[REQUIRED TASK] Images should be left out, and everything else in the listing reproduced exactly.

[STORED DATA]
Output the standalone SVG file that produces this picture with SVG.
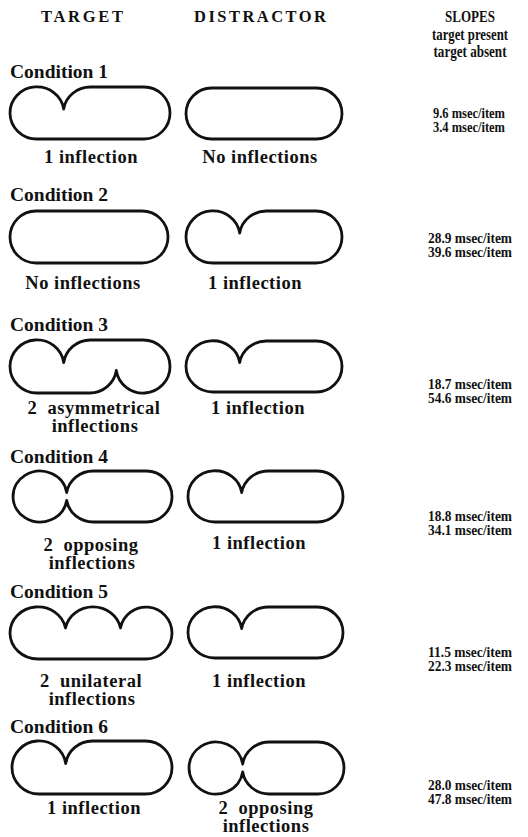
<svg xmlns="http://www.w3.org/2000/svg" width="528" height="837" viewBox="0 0 528 837">
<style>
text{font-family:"Liberation Serif","Times New Roman",serif;font-weight:bold;fill:#111}
.hd{font-size:16.5px;text-anchor:middle}
.hs{font-size:16.5px;text-anchor:middle}
.sub{font-size:16.5px;text-anchor:middle}
.cond{font-size:19.5px}
.lbl{font-size:18.5px;letter-spacing:0.5px;text-anchor:middle}
.sl{font-size:15.5px;text-anchor:middle}
.sh{fill:none;stroke:#111;stroke-width:2.8;stroke-linejoin:round}
</style>
<rect width="528" height="837" fill="#fff"/>
<g id="headers">
<text class="hd" x="82" y="22" textLength="82">TARGET</text>
<text class="hd" x="260" y="22" textLength="132">DISTRACTOR</text>
<text class="hs" x="470" y="22" textLength="50" lengthAdjust="spacingAndGlyphs">SLOPES</text>
<text class="sub" x="470" y="40" textLength="76" lengthAdjust="spacingAndGlyphs">target present</text>
<text class="sub" x="470" y="57" textLength="73" lengthAdjust="spacingAndGlyphs">target absent</text>
</g>
<g id="condition1">
<text class="cond" x="10" y="78">Condition 1</text>
<path class="sh" d="M37 139 A27 26 0 0 1 10 113 A27 26 0 0 1 63.7 109 A27 26 0 0 1 90.4 87 L144 87 A26 26 0 0 1 144 139 Z"/>
<path class="sh" d="M211.5 88 L316.5 88 A25.5 25.5 0 0 1 316.5 139 L211.5 139 A25.5 25.5 0 0 1 211.5 88 Z"/>
<text class="lbl" x="91" y="163">1 inflection</text>
<text class="lbl" x="260" y="163">No inflections</text>
<text class="sl" x="469" y="117.5" textLength="72" lengthAdjust="spacingAndGlyphs">9.6 msec/item</text>
<text class="sl" x="469" y="131.5" textLength="72" lengthAdjust="spacingAndGlyphs">3.4 msec/item</text>
</g>
<g id="condition2">
<text class="cond" x="10" y="201">Condition 2</text>
<path class="sh" d="M36 211 L142 211 A26 26 0 0 1 142 263 L36 263 A26 26 0 0 1 36 211 Z"/>
<path class="sh" d="M213 263 A27 26 0 0 1 186 237 A27 26 0 0 1 239.7 233 A27 26 0 0 1 266.4 211 L316 211 A26 26 0 0 1 316 263 Z"/>
<text class="lbl" x="83" y="289">No inflections</text>
<text class="lbl" x="255" y="289">1 inflection</text>
<text class="sl" x="470" y="242.5" textLength="84" lengthAdjust="spacingAndGlyphs">28.9 msec/item</text>
<text class="sl" x="470" y="256.5" textLength="84" lengthAdjust="spacingAndGlyphs">39.6 msec/item</text>
</g>
<g id="condition3">
<text class="cond" x="10" y="331">Condition 3</text>
<path class="sh" d="M37 393 A27 26.5 0 0 1 10 366.5 A27 26.5 0 0 1 63.7 362.5 A27 26.5 0 0 1 90.4 340 L143 340 A27 26.5 0 0 1 170 366.5 A27 26.5 0 0 1 116.3 370.5 A27 26.5 0 0 1 89.6 393 Z"/>
<path class="sh" d="M213 392 A27 25.5 0 0 1 186 366.5 A27 25.5 0 0 1 239.7 362.5 A27 25.5 0 0 1 266.4 341 L316.5 341 A25.5 25.5 0 0 1 316.5 392 Z"/>
<text class="lbl" x="94" y="414" xml:space="preserve">2  asymmetrical</text>
<text class="lbl" x="95" y="432">inflections</text>
<text class="lbl" x="258" y="414">1 inflection</text>
<text class="sl" x="470" y="388.5" textLength="84" lengthAdjust="spacingAndGlyphs">18.7 msec/item</text>
<text class="sl" x="470" y="402.5" textLength="84" lengthAdjust="spacingAndGlyphs">54.6 msec/item</text>
</g>
<g id="condition4">
<text class="cond" x="10" y="463">Condition 4</text>
<path class="sh" d="M66.7 500.5 A27 25.5 0 1 1 66.7 492.5 A27 25.5 0 0 1 93.4 471 L146.5 471 A25.5 25.5 0 0 1 146.5 522 L93.4 522 A27 25.5 0 0 1 66.7 500.5 Z"/>
<path class="sh" d="M215 522 A27 25.5 0 0 1 188 496.5 A27 25.5 0 0 1 241.7 492.5 A27 25.5 0 0 1 268.4 471 L317.5 471 A25.5 25.5 0 0 1 317.5 522 Z"/>
<text class="lbl" x="91" y="551" xml:space="preserve">2  opposing</text>
<text class="lbl" x="92" y="569">inflections</text>
<text class="lbl" x="259" y="549">1 inflection</text>
<text class="sl" x="470" y="520.5" textLength="84" lengthAdjust="spacingAndGlyphs">18.8 msec/item</text>
<text class="sl" x="470" y="534.5" textLength="84" lengthAdjust="spacingAndGlyphs">34.1 msec/item</text>
</g>
<g id="condition5">
<text class="cond" x="10" y="598">Condition 5</text>
<path class="sh" d="M38 659 A28 26 0 0 1 10 633 A28 26 0 0 1 65.5 628 A28 26 0 0 1 120.5 628 A26 26 0 0 1 172 633 A26 26 0 0 1 146 659 Z"/>
<path class="sh" d="M215 658 A27 25.5 0 0 1 188 632.5 A27 25.5 0 0 1 241.7 628.5 A27 25.5 0 0 1 268.4 607 L317.5 607 A25.5 25.5 0 0 1 317.5 658 Z"/>
<text class="lbl" x="91" y="687" xml:space="preserve">2  unilateral</text>
<text class="lbl" x="92" y="705">inflections</text>
<text class="lbl" x="259" y="687">1 inflection</text>
<text class="sl" x="470" y="656.5" textLength="84" lengthAdjust="spacingAndGlyphs">11.5 msec/item</text>
<text class="sl" x="470" y="670.5" textLength="84" lengthAdjust="spacingAndGlyphs">22.3 msec/item</text>
</g>
<g id="condition6">
<text class="cond" x="10" y="733">Condition 6</text>
<path class="sh" d="M39 794 A27 26.5 0 0 1 12 767.5 A27 26.5 0 0 1 65.7 763.5 A27 26.5 0 0 1 92.4 741 L145.5 741 A26.5 26.5 0 0 1 145.5 794 Z"/>
<path class="sh" d="M242.7 772 A27 26 0 1 1 242.7 764 A27 26 0 0 1 269.4 742 L318 742 A26 26 0 0 1 318 794 L269.4 794 A27 26 0 0 1 242.7 772 Z"/>
<text class="lbl" x="94" y="814">1 inflection</text>
<text class="lbl" x="266" y="814" xml:space="preserve">2  opposing</text>
<text class="lbl" x="266" y="832">inflections</text>
<text class="sl" x="470" y="789.5" textLength="84" lengthAdjust="spacingAndGlyphs">28.0 msec/item</text>
<text class="sl" x="470" y="803.5" textLength="84" lengthAdjust="spacingAndGlyphs">47.8 msec/item</text>
</g>
</svg>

[SOLVED EXERCISE]
Output the standalone SVG file that produces this picture with SVG.
<svg xmlns="http://www.w3.org/2000/svg" width="528" height="837" viewBox="0 0 528 837">
<style>
text{font-family:"Liberation Serif","Times New Roman",serif;font-weight:bold;fill:#111}
.hd{font-size:16.5px;text-anchor:middle}
.hs{font-size:16.5px;text-anchor:middle}
.sub{font-size:16.5px;text-anchor:middle}
.cond{font-size:19.5px}
.lbl{font-size:18.5px;letter-spacing:0.5px;text-anchor:middle}
.sl{font-size:15.5px;text-anchor:middle}
.sh{fill:none;stroke:#111;stroke-width:2.8;stroke-linejoin:round}
</style>
<rect width="528" height="837" fill="#fff"/>
<g id="headers">
<text class="hd" x="82" y="22" textLength="82">TARGET</text>
<text class="hd" x="260" y="22" textLength="132">DISTRACTOR</text>
<text class="hs" x="470" y="22" textLength="50" lengthAdjust="spacingAndGlyphs">SLOPES</text>
<text class="sub" x="470" y="40" textLength="76" lengthAdjust="spacingAndGlyphs">target present</text>
<text class="sub" x="470" y="57" textLength="73" lengthAdjust="spacingAndGlyphs">target absent</text>
</g>
<g id="condition1">
<text class="cond" x="10" y="78">Condition 1</text>
<path class="sh" d="M37 139 A27 26 0 0 1 10 113 A27 26 0 0 1 63.7 109 A27 26 0 0 1 90.4 87 L144 87 A26 26 0 0 1 144 139 Z"/>
<path class="sh" d="M211.5 88 L316.5 88 A25.5 25.5 0 0 1 316.5 139 L211.5 139 A25.5 25.5 0 0 1 211.5 88 Z"/>
<text class="lbl" x="91" y="163">1 inflection</text>
<text class="lbl" x="260" y="163">No inflections</text>
<text class="sl" x="469" y="117.5" textLength="72" lengthAdjust="spacingAndGlyphs">9.6 msec/item</text>
<text class="sl" x="469" y="131.5" textLength="72" lengthAdjust="spacingAndGlyphs">3.4 msec/item</text>
</g>
<g id="condition2">
<text class="cond" x="10" y="201">Condition 2</text>
<path class="sh" d="M36 211 L142 211 A26 26 0 0 1 142 263 L36 263 A26 26 0 0 1 36 211 Z"/>
<path class="sh" d="M213 263 A27 26 0 0 1 186 237 A27 26 0 0 1 239.7 233 A27 26 0 0 1 266.4 211 L316 211 A26 26 0 0 1 316 263 Z"/>
<text class="lbl" x="83" y="289">No inflections</text>
<text class="lbl" x="255" y="289">1 inflection</text>
<text class="sl" x="470" y="242.5" textLength="84" lengthAdjust="spacingAndGlyphs">28.9 msec/item</text>
<text class="sl" x="470" y="256.5" textLength="84" lengthAdjust="spacingAndGlyphs">39.6 msec/item</text>
</g>
<g id="condition3">
<text class="cond" x="10" y="331">Condition 3</text>
<path class="sh" d="M37 393 A27 26.5 0 0 1 10 366.5 A27 26.5 0 0 1 63.7 362.5 A27 26.5 0 0 1 90.4 340 L143 340 A27 26.5 0 0 1 170 366.5 A27 26.5 0 0 1 116.3 370.5 A27 26.5 0 0 1 89.6 393 Z"/>
<path class="sh" d="M213 392 A27 25.5 0 0 1 186 366.5 A27 25.5 0 0 1 239.7 362.5 A27 25.5 0 0 1 266.4 341 L316.5 341 A25.5 25.5 0 0 1 316.5 392 Z"/>
<text class="lbl" x="94" y="414" xml:space="preserve">2  asymmetrical</text>
<text class="lbl" x="95" y="432">inflections</text>
<text class="lbl" x="258" y="414">1 inflection</text>
<text class="sl" x="470" y="388.5" textLength="84" lengthAdjust="spacingAndGlyphs">18.7 msec/item</text>
<text class="sl" x="470" y="402.5" textLength="84" lengthAdjust="spacingAndGlyphs">54.6 msec/item</text>
</g>
<g id="condition4">
<text class="cond" x="10" y="463">Condition 4</text>
<path class="sh" d="M66.7 500.5 A27 25.5 0 1 1 66.7 492.5 A27 25.5 0 0 1 93.4 471 L146.5 471 A25.5 25.5 0 0 1 146.5 522 L93.4 522 A27 25.5 0 0 1 66.7 500.5 Z"/>
<path class="sh" d="M215 522 A27 25.5 0 0 1 188 496.5 A27 25.5 0 0 1 241.7 492.5 A27 25.5 0 0 1 268.4 471 L317.5 471 A25.5 25.5 0 0 1 317.5 522 Z"/>
<text class="lbl" x="91" y="551" xml:space="preserve">2  opposing</text>
<text class="lbl" x="92" y="569">inflections</text>
<text class="lbl" x="259" y="549">1 inflection</text>
<text class="sl" x="470" y="520.5" textLength="84" lengthAdjust="spacingAndGlyphs">18.8 msec/item</text>
<text class="sl" x="470" y="534.5" textLength="84" lengthAdjust="spacingAndGlyphs">34.1 msec/item</text>
</g>
<g id="condition5">
<text class="cond" x="10" y="598">Condition 5</text>
<path class="sh" d="M38 659 A28 26 0 0 1 10 633 A28 26 0 0 1 65.5 628 A28 26 0 0 1 120.5 628 A26 26 0 0 1 172 633 A26 26 0 0 1 146 659 Z"/>
<path class="sh" d="M215 658 A27 25.5 0 0 1 188 632.5 A27 25.5 0 0 1 241.7 628.5 A27 25.5 0 0 1 268.4 607 L317.5 607 A25.5 25.5 0 0 1 317.5 658 Z"/>
<text class="lbl" x="91" y="687" xml:space="preserve">2  unilateral</text>
<text class="lbl" x="92" y="705">inflections</text>
<text class="lbl" x="259" y="687">1 inflection</text>
<text class="sl" x="470" y="656.5" textLength="84" lengthAdjust="spacingAndGlyphs">11.5 msec/item</text>
<text class="sl" x="470" y="670.5" textLength="84" lengthAdjust="spacingAndGlyphs">22.3 msec/item</text>
</g>
<g id="condition6">
<text class="cond" x="10" y="733">Condition 6</text>
<path class="sh" d="M39 794 A27 26.5 0 0 1 12 767.5 A27 26.5 0 0 1 65.7 763.5 A27 26.5 0 0 1 92.4 741 L145.5 741 A26.5 26.5 0 0 1 145.5 794 Z"/>
<path class="sh" d="M242.7 772 A27 26 0 1 1 242.7 764 A27 26 0 0 1 269.4 742 L318 742 A26 26 0 0 1 318 794 L269.4 794 A27 26 0 0 1 242.7 772 Z"/>
<text class="lbl" x="94" y="814">1 inflection</text>
<text class="lbl" x="266" y="814" xml:space="preserve">2  opposing</text>
<text class="lbl" x="266" y="832">inflections</text>
<text class="sl" x="470" y="789.5" textLength="84" lengthAdjust="spacingAndGlyphs">28.0 msec/item</text>
<text class="sl" x="470" y="803.5" textLength="84" lengthAdjust="spacingAndGlyphs">47.8 msec/item</text>
</g>
</svg>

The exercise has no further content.